Kelly, an attorney from the county attorney's office, told the Garfield County Planning Commission on June 25 that when the commission acts in a quasi‑judicial capacity it must treat hearings like a court proceeding and preserve due process for applicants and neighbors.
Kelly said the distinction matters because the commission's decisions can affect property rights and therefore must be based on evidence presented in the public hearing. "Quasi‑judicial means you're making a decision. So you're essentially acting as a court," Kelly said, adding that commissioners should hear evidence in the public hearing rather than accept information outside the record.
The attorney reviewed the county's guidance on ex parte contacts, continuances and public comment. She told commissioners they should decline private conversations about pending applications and direct people to submit written comments or present testimony at the hearing. "If someone contacts you beforehand and says, 'I want to talk to you about an application,' you should say, submit comments to ComDev or please come to the hearing," she said. Kelly said that if a commissioner does receive outside information it should be disclosed on the record; staff will then ask whether the commissioner can remain impartial or should recuse themselves.
Kelly also recommended a cautious approach to continuances where new evidence is submitted after a hearing has begun. She said new evidence presented at a continuation normally reopens the evidentiary period and gives members of the public the right to comment on the new material. "If anyone says any new information or a continuing continuation, I would prefer that the public has a right to speak on that new information," she said. The commission's existing practice of limiting individual public‑comment time (three minutes, 15 minutes total on some hearings) was restated as a procedural control staff enforces.
Commissioners and staff discussed how to manage mid‑hearing comments and how the chair should intervene if a commissioner's remarks stray into advocacy before the evidentiary record is closed. Kelly said staff and the chair will step in when necessary to preserve the record, and she suggested that commissioners ask questions rather than make statements during the evidentiary phase. "I prefer for due process, for constitutional rights, let people speak," she said, "but ask questions, not make statements."
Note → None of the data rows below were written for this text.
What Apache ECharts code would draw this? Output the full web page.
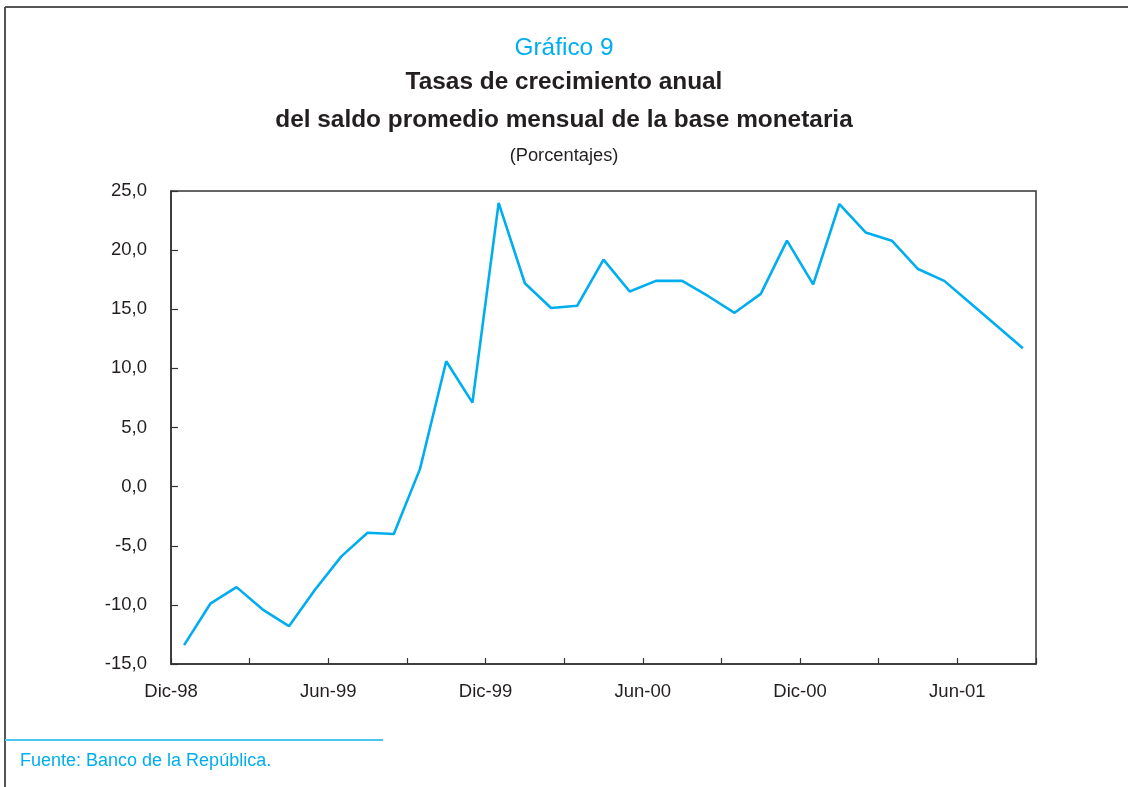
<!DOCTYPE html>
<html>
<head>
<meta charset="utf-8">
<script src="https://cdn.jsdelivr.net/npm/echarts@6/dist/echarts.min.js"></script>
<style>
html,body{margin:0;padding:0;background:#fff;}
#chart{width:1128px;height:787px;}
</style>
</head>
<body>
<div id="chart"></div>
<script>
// Months (Dic-98 .. Ago-01)
const months = ['Dic-98','Ene-99','Feb-99','Mar-99','Abr-99','May-99','Jun-99','Jul-99','Ago-99','Sep-99','Oct-99','Nov-99',
  'Dic-99','Ene-00','Feb-00','Mar-00','Abr-00','May-00','Jun-00','Jul-00','Ago-00','Sep-00','Oct-00','Nov-00',
  'Dic-00','Ene-01','Feb-01','Mar-01','Abr-01','May-01','Jun-01','Jul-01','Ago-01'];
// Annual growth rate of monthly average monetary base (%)
const values = [-13.4,-9.9,-8.5,-10.4,-11.8,-8.7,-5.9,-3.9,-4.0,1.5,10.6,7.1,
  24.0,17.2,15.1,15.3,19.2,16.5,17.4,17.4,16.1,14.7,16.3,20.8,
  17.1,23.9,21.5,20.8,18.4,17.4,15.5,13.6,11.7];
const yTicks = [-15,-10,-5,0,5,10,15,20,25];

const FONT = "'Liberation Sans', Arial, Helvetica, sans-serif";
const CYAN = '#00aeef';
const DARK = '#231f20';

const chart = echarts.init(document.getElementById('chart'), null, {renderer:'canvas'});
chart.setOption({
  animation:false,
  backgroundColor:'#ffffff',
  textStyle:{fontFamily:FONT},
  title:[
    {text:'Gráfico 9', left:'center', top:31, textStyle:{fontFamily:FONT, fontSize:24.4, fontWeight:'normal', color:CYAN, lineHeight:24}},
    {text:'Tasas de crecimiento anual', left:'center', top:65, textStyle:{fontFamily:FONT, fontSize:24.4, fontWeight:'bold', color:DARK, lineHeight:24}},
    {text:'del saldo promedio mensual de la base monetaria', left:'center', top:103, textStyle:{fontFamily:FONT, fontSize:24.4, fontWeight:'bold', color:DARK, lineHeight:24}},
    {text:'(Porcentajes)', left:'center', top:142, textStyle:{fontFamily:FONT, fontSize:18.3, fontWeight:'normal', color:DARK, lineHeight:18}}
  ],
  grid:{left:171, right:92, top:191, bottom:123, show:true, borderColor:'#333', borderWidth:1.5, backgroundColor:'transparent'},
  xAxis:{
    type:'category',
    data:months,
    boundaryGap:true,
    axisLine:{show:true, onZero:false, lineStyle:{color:'#333', width:1.5}},
    axisTick:{show:true, inside:true, length:6, interval:2, lineStyle:{color:'#333', width:1.2}},
    axisLabel:{interval:5, margin:18, fontFamily:FONT, fontSize:18.5, color:DARK, padding:[0,26.2,0,0], align:'center'},
    splitLine:{show:false}
  },
  yAxis:{
    type:'value',
    min:yTicks[0], max:yTicks[yTicks.length-1], interval:5,
    axisLine:{show:true, lineStyle:{color:'#333', width:1.5}},
    axisTick:{show:true, inside:true, length:7, lineStyle:{color:'#333', width:1.2}},
    axisLabel:{margin:24, fontFamily:FONT, fontSize:18.5, color:DARK, formatter:v=>v.toFixed(1).replace('.',',')},
    splitLine:{show:false}
  },
  series:[{
    type:'line',
    data:values,
    symbol:'none',
    lineStyle:{color:CYAN, width:2.6},
    itemStyle:{color:CYAN}
  }],
  graphic:[
    {type:'line', shape:{x1:5, y1:7, x2:1128, y2:7}, style:{stroke:'#555', lineWidth:2}},
    {type:'line', shape:{x1:5, y1:7, x2:5, y2:787}, style:{stroke:'#555', lineWidth:2}},
    {type:'line', shape:{x1:5, y1:740, x2:383, y2:740}, style:{stroke:'#4cc6f0', lineWidth:2}},
    {type:'text', left:20, top:752, style:{text:'Fuente: Banco de la República.', font:"18px 'Liberation Sans', Arial, sans-serif", fill:CYAN}}
  ]
});
</script>
</body>
</html>
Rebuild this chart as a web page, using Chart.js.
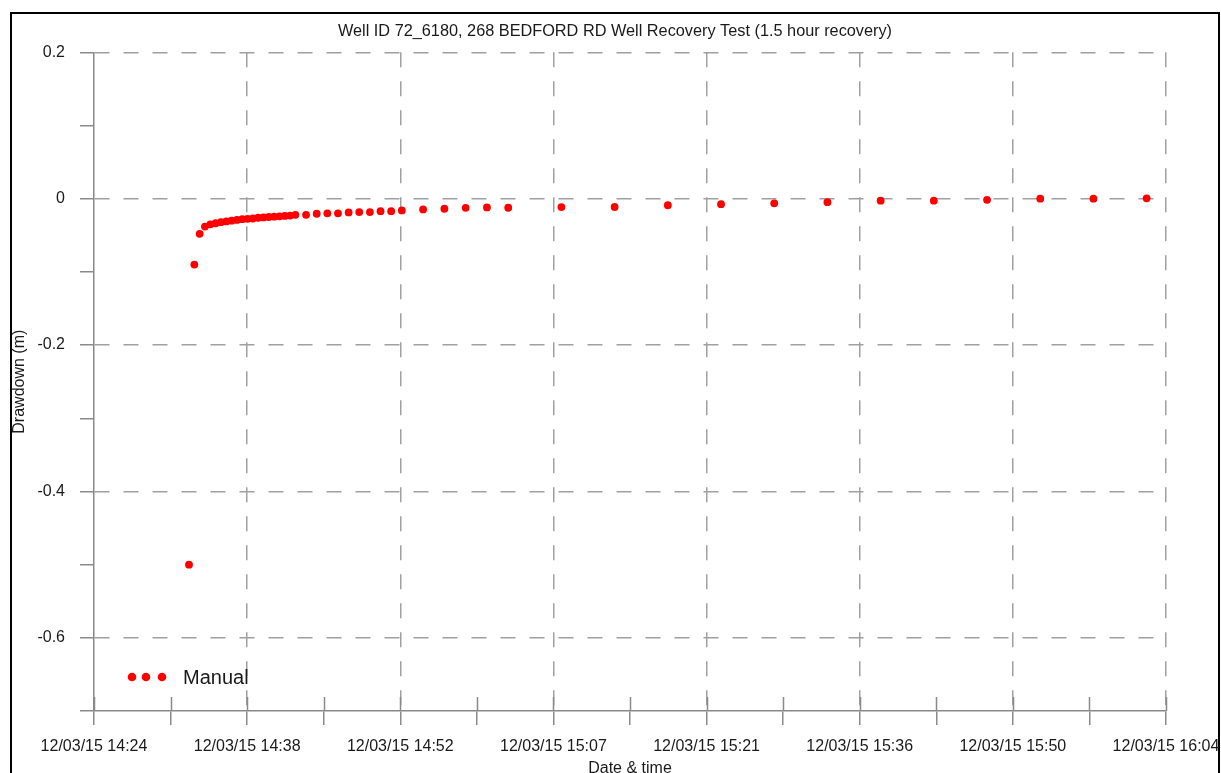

The session included practical examples: Kelly and staff explained how site visits, developer meetings and attendance at applicant public events can create the appearance of bias and how to avoid that by routing comments through staff or by disclosing contacts on the record.
The training closed with procedural reminders about open‑meeting rules: commissioners were warned not to use e‑mail, group text threads or social media in ways that create a de facto meeting, and were told to forward constituent e‑mails to staff so they become part of the application packet rather than informal exchanges.
Commissioners expressed interest in additional training and in written clarifications to the commission's bylaws to help them apply these rules consistently.
Ending: Staff said they will prepare bylaw options and written reminders of the key legal points discussed and bring those back to the commission later in 2025.